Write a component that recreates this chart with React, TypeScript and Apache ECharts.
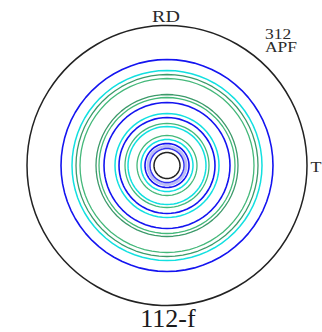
import React, { useEffect, useRef } from "react";
import * as echarts from "echarts";

// Contour levels: radius (in pole-figure radius units, outer circle = 140) and colour
const CONTOUR_RADII = [106, 95, 91, 87, 71, 68, 63, 52, 48, 42, 39, 30, 26, 22, 19, 17, 13];
const CONTOUR_COLORS = [
  "#1414f0", "#12e0e0", "#3c9a6a", "#44b87a", "#3c9a6a", "#44b87a", "#1414f0",
  "#12e0e0", "#1414f0", "#44b87a", "#12e0e0", "#44b87a", "#12e0e0", "#1414f0",
  "#bcbcf6", "#3030f0", "#222222",
];
const CONTOUR_WIDTHS = [1.6, 1.5, 1.3, 1.3, 1.3, 1.3, 1.6, 1.5, 1.6, 1.3, 1.5, 1.3, 1.5, 1.6, 3, 1.4, 1.5];
const OUTER_RADIUS = 140;
// angular sampling of each contour (degrees)
const ANGLES = Array.from({ length: 73 }, (_, i) => i * 5);

const LABEL_TOP = "RD";
const LABEL_RIGHT = "T";
const LABEL_INFO = ["312", "APF"];
const LABEL_TITLE = "112-f";

export default function App() {
  const ref = useRef<HTMLDivElement>(null);
  useEffect(() => {
    if (!ref.current) return;
    const chart = echarts.init(ref.current, undefined, { renderer: "svg" });
    const font = "'Liberation Serif', 'Times New Roman', serif";
    chart.setOption({
      animation: false,
      polar: { center: [167, 165.5], radius: OUTER_RADIUS },
      angleAxis: {
        type: "value",
        min: 0,
        max: 360,
        startAngle: 90,
        axisLine: { show: true, lineStyle: { color: "#222", width: 1.5 } },
        axisTick: { show: false },
        axisLabel: { show: false },
        splitLine: { show: false },
      },
      radiusAxis: {
        type: "value",
        min: 0,
        max: OUTER_RADIUS,
        axisLine: { show: false },
        axisTick: { show: false },
        axisLabel: { show: false },
        splitLine: { show: false },
      },
      series: CONTOUR_RADII.map((r, i) => ({
        type: "line",
        coordinateSystem: "polar",
        showSymbol: false,
        silent: true,
        z: i === 14 ? 1 : 2,
        data: ANGLES.map((a) => [r, a]),
        lineStyle: { color: CONTOUR_COLORS[i], width: CONTOUR_WIDTHS[i] },
      })),
      graphic: [
        {
          type: "text", x: 166, y: 17, scaleX: 1.25,
          style: { text: LABEL_TOP, font: `16px ${font}`, fill: "#2a2a2a", align: "center", verticalAlign: "middle" },
        },
        {
          type: "text", x: 265, y: 34, scaleX: 1.25,
          style: { text: LABEL_INFO[0], font: `14px ${font}`, fill: "#2a2a2a", align: "left", verticalAlign: "middle" },
        },
        {
          type: "text", x: 265, y: 47.5, scaleX: 1.25,
          style: { text: LABEL_INFO[1], font: `14px ${font}`, fill: "#2a2a2a", align: "left", verticalAlign: "middle" },
        },
        {
          type: "text", x: 316, y: 167, scaleX: 1.2,
          style: { text: LABEL_RIGHT, font: `15px ${font}`, fill: "#2a2a2a", align: "center", verticalAlign: "middle" },
        },
        {
          type: "text", x: 168, y: 318,
          style: { text: LABEL_TITLE, font: `26px ${font}`, fill: "#1a1a1a", align: "center", verticalAlign: "middle" },
        },
      ],
    });
    return () => chart.dispose();
  }, []);
  return (
    <div
      ref={ref}
      style={{ position: "fixed", left: 0, top: 0, width: 322, height: 332, background: "#fff" }}
    />
  );
}
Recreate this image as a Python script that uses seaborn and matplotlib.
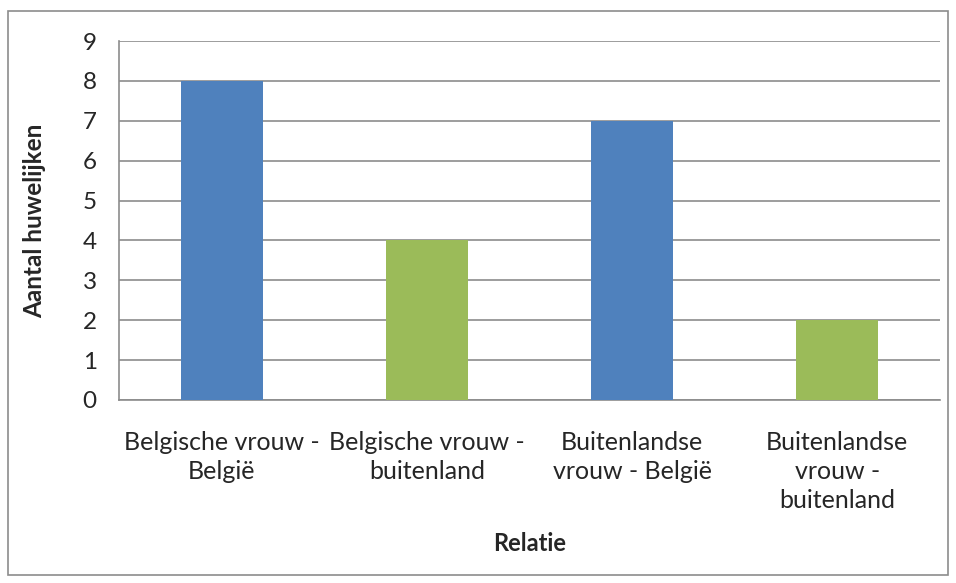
import matplotlib
matplotlib.use("Agg")
import matplotlib.pyplot as plt
import seaborn as sns
from matplotlib.patches import Rectangle

categories = ["Belgische vrouw -\nBelgië", "Belgische vrouw -\nbuitenland",
              "Buitenlandse\nvrouw - België", "Buitenlandse\nvrouw -\nbuitenland"]
values = [8, 4, 7, 2]
colors = ["#4F81BD", "#9BBB59", "#4F81BD", "#9BBB59"]

sns.set_style("white")
plt.rcParams['font.family'] = ['Lato', 'DejaVu Sans']

fig = plt.figure(figsize=(9.56, 5.83), dpi=100)
ax = fig.add_axes([119/956, 1-400/583, (940-119)/956, (400-41)/583])

sns.barplot(x=categories, y=values, hue=categories, palette=colors,
            width=0.4, legend=False, saturation=1, linewidth=0, ax=ax, zorder=3)

ax.set_ylim(0, 9)
ax.set_yticks(range(0, 10))
ax.yaxis.grid(True, color="#8c8c8c", linewidth=1.2, zorder=0)
ax.set_axisbelow(True)
for s in ["top", "right"]:
    ax.spines[s].set_visible(False)
for s in ["left", "bottom"]:
    ax.spines[s].set_color("#8c8c8c")
    ax.spines[s].set_linewidth(1.2)
ax.tick_params(axis="y", length=8, width=1.2, color="#8c8c8c", labelsize=17.5, pad=8)
ax.tick_params(axis="x", length=0, labelsize=18, pad=22)
for lbl in ax.get_xticklabels():
    lbl.set_linespacing(1.33)

ax.set_ylabel("Aantal huwelijken", fontsize=17.5, fontweight="bold", labelpad=26)
ax.set_xlabel("Relatie", fontsize=17, fontweight="bold", labelpad=14)

fig.patches.append(Rectangle((8/956, 1-575/583), (948-8)/956, (575-11)/583,
                             transform=fig.transFigure, fill=False,
                             edgecolor="#8c8c8c", linewidth=1.2))

fig.savefig("out.png", dpi=100)
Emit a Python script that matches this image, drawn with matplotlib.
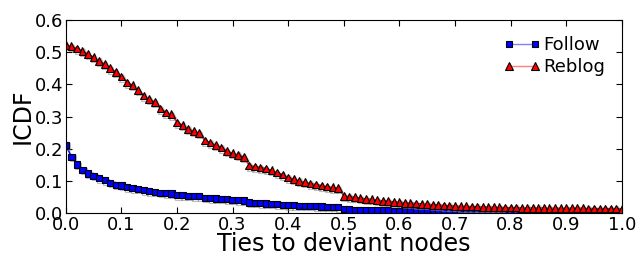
import matplotlib
matplotlib.use("Agg")
import matplotlib.pyplot as plt
import matplotlib.patheffects as pe
import numpy as np

# x grid: fraction of ties to deviant nodes (step 0.01)
x = np.linspace(0.0, 1.0, 101)

follow = [0.211, 0.175, 0.151, 0.135, 0.123, 0.116, 0.108, 0.102, 0.094, 0.088,
          0.086, 0.080, 0.077, 0.075, 0.071, 0.068, 0.066, 0.063, 0.062, 0.061,
          0.056, 0.055, 0.054, 0.053, 0.052, 0.047, 0.046, 0.045, 0.044, 0.043,
          0.041, 0.040, 0.039, 0.033, 0.032, 0.031, 0.030, 0.029, 0.028, 0.026,
          0.025, 0.024, 0.023, 0.022, 0.022, 0.021, 0.020, 0.019, 0.019, 0.018,
          0.0115, 0.011, 0.0105, 0.010, 0.0095, 0.009, 0.0085, 0.008, 0.008, 0.0075,
          0.007, 0.007, 0.0065, 0.006, 0.006, 0.0055, 0.005, 0.005, 0.005, 0.0045,
          0.004, 0.004, 0.004, 0.004, 0.0038, 0.0036, 0.0035, 0.0034, 0.0033, 0.0032,
          0.003, 0.003, 0.003, 0.0029, 0.0028, 0.0027, 0.0026, 0.0026, 0.0025, 0.0025,
          0.0024, 0.0024, 0.0023, 0.0023, 0.0022, 0.0022, 0.0021, 0.0021, 0.002, 0.002,
          0.002]

reblog = [0.522, 0.519, 0.512, 0.504, 0.494, 0.485, 0.473, 0.463, 0.450, 0.439,
          0.425, 0.406, 0.398, 0.382, 0.365, 0.354, 0.346, 0.325, 0.313, 0.307,
          0.282, 0.274, 0.262, 0.255, 0.248, 0.226, 0.219, 0.211, 0.204, 0.193,
          0.186, 0.181, 0.175, 0.148, 0.145, 0.142, 0.139, 0.133, 0.126, 0.120,
          0.111, 0.106, 0.100, 0.096, 0.092, 0.089, 0.086, 0.082, 0.080, 0.077,
          0.054, 0.051, 0.049, 0.047, 0.044, 0.043, 0.040, 0.038, 0.037, 0.035,
          0.034, 0.032, 0.031, 0.030, 0.029, 0.028, 0.026, 0.025, 0.024, 0.023,
          0.022, 0.021, 0.021, 0.020, 0.020, 0.019, 0.019, 0.018, 0.018, 0.017,
          0.017, 0.017, 0.016, 0.016, 0.016, 0.016, 0.016, 0.015, 0.015, 0.015,
          0.015, 0.015, 0.015, 0.015, 0.014, 0.014, 0.014, 0.014, 0.014, 0.014,
          0.013]

fig = plt.figure(figsize=(6.39, 2.57), dpi=100)
ax = fig.add_axes([0.103, 0.171, 0.870, 0.751])

shadow = [pe.SimpleLineShadow(offset=(1, -1), shadow_color='gray', alpha=0.5), pe.Normal()]

ax.plot(x, follow, color='blue', marker='s', markersize=4.5, markerfacecolor='blue',
        markeredgecolor='black', markeredgewidth=0.8, linewidth=1, label='Follow',
        path_effects=shadow)
ax.plot(x, reblog, color='red', marker='^', markersize=5.5, markerfacecolor='red',
        markeredgecolor='black', markeredgewidth=0.8, linewidth=1, label='Reblog',
        path_effects=shadow)

ax.set_xlim(0, 1)
ax.set_ylim(0, 0.6)
ax.set_xticks(np.arange(0, 1.01, 0.1))
ax.set_yticks(np.arange(0, 0.61, 0.1))
ax.set_xticklabels(['%.1f' % v for v in np.arange(0, 1.01, 0.1)])
ax.set_yticklabels(['%.1f' % v for v in np.arange(0, 0.61, 0.1)])
ax.tick_params(direction='in', top=True, right=True, labelsize=13, length=4, pad=2)

ax.set_xlabel('Ties to deviant nodes', fontsize=17, labelpad=-1)
ax.set_ylabel('ICDF', fontsize=17, labelpad=0)

leg = ax.legend(loc='upper right', frameon=False, fontsize=13, numpoints=2,
                handlelength=2.0, handletextpad=0.2, labelspacing=0.2,
                borderaxespad=0.5)
for h, c in zip(leg.legend_handles, ['blue', 'red']):
    h.set_path_effects([])
    h.set_color((0, 0, 1, 0.5) if c == 'blue' else (1, 0, 0, 0.5))
    h.set_markerfacecolor(c)
    h.set_markeredgecolor('black')

fig.savefig('out.png', dpi=100)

_ _ _ _ _ _ _

REQUIREMENT »
Everything from the first line of the records through the line containing "import * as" should be reproduced exactly, apart from the pictures.

OUTPUT OF THE TASK »
Write a component that recreates this chart with React, TypeScript and Apache ECharts.
import React, { useEffect, useRef } from "react";
import * as echarts from "echarts";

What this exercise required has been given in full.